Simplicity and spontaneity combine to make Untitled (Olive Oyl) a powerful and striking work. Onto the unprimed cement of the apartment wall, Basquiat has painted a large square of white paint upon which he has then added a further layer of black pigment, creating a sort of canvas within a canvas. On this black layer, he paints two simple, if incongruous, monikers; firstly he scrawls the name Olive Oyl in large sweeping letters across the upper portion of the work, next he complements this with a section of what looks like a white picket fence across the lower portion. They are also what appears to be the early stages of an upright figure in along the left-hand edge - an image which Basquiat appears to disrupt by erasing the signs of its painted presence. Although each of these signs and symbols may seem anomalous, they are all deliberate (even if only to Basquiat's eye) and are the result of the artist constantly searching for inspiration and stimulation in everything he saw around him.

Basquiat's pictorial references are wide and varied, and do not always come together to form a cohesive narrative. In fact the best examples of his work are often made up of a stream of visual consciousness in which he transcribes, onto whichever surface comes to hand, a series of images that come into his head, in whatever order they appear.
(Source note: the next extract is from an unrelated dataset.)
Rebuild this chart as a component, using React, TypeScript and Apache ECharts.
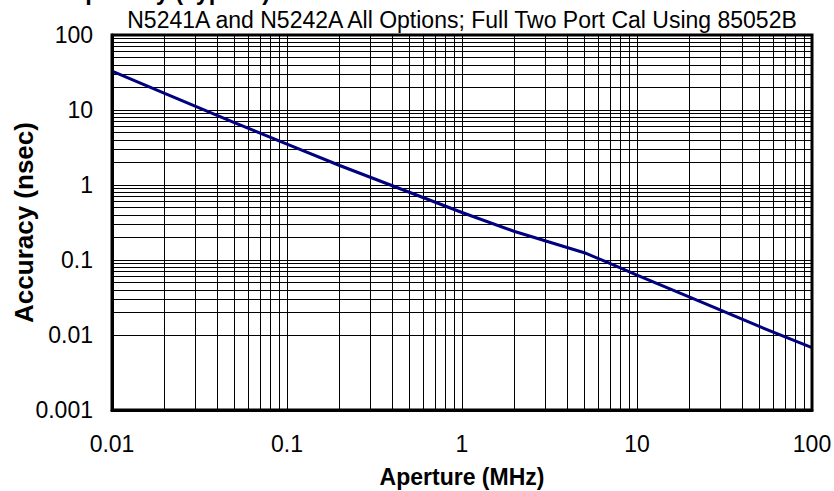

Here, the reference to Olive Oyl undoubtedly refers to the eponymous cartoon character and girlfriend of Popeye. The star of the popular cartoon series that ran on TV throughout Basquiat's childhood, he may have been attracted as much by the unconventional spelling of Olive Oyl's surname as he was to any traits the character may have had herself. Many of Basquiat's subsequent paintings included the names of other people that were of particular relevance to him and to his heroes from the world of music and sport. Moving down the painting, the lattice pattern that populates the lower portion of the work recalls the white picket fences beloved of the middle classes families who fled the failing in cities of the 1970s and 1980s and moved to the safety of the suburbs, with the stark crispness of the white picket fence protecting them from the unsavory reality of life in the city.

Basquiat's self-revelation and cultural attitude can be found amidst the spontaneous precision of the painting's brush strokes. Representative of his former life within the grime and graffiti of New York City streets, Basquiat uses fast-drying acrylic material to present a spontaneous faade of art brut sensibility. Here, he conceptually combines text and image for an enigmatic message mired in the popular culture of graffiti design. Like Andy Warhol and Roy Lichtenstein, Basquiat took his inspiration from what he saw around him and was also interested in the incorporation of consumer culture in the form of comic books and cartoons for the furthering of mass appeal and invitation of low art into high culture. However, he uses the sociopolitical subtexts differently than the Pop artists' playful message by delving into their remarks on the American institutionalization of racism and prejudice. Having grown up in the New York of the 1970s and 1980s Basquiat drew upon the cacophony of visual stimulation that comprises the modern urban experience. This litany of cultural references, drawn from the worlds of music, television, cartoons, film, art, street culture, black history and graffiti, provided Basquiat with a rich source of visual inspiration, and it is with works such as Untitled (Olive Oyl) that we see the earliest signs of his insightful artistic eye that translated this source material into the rich tapestry of iconography that his work would become.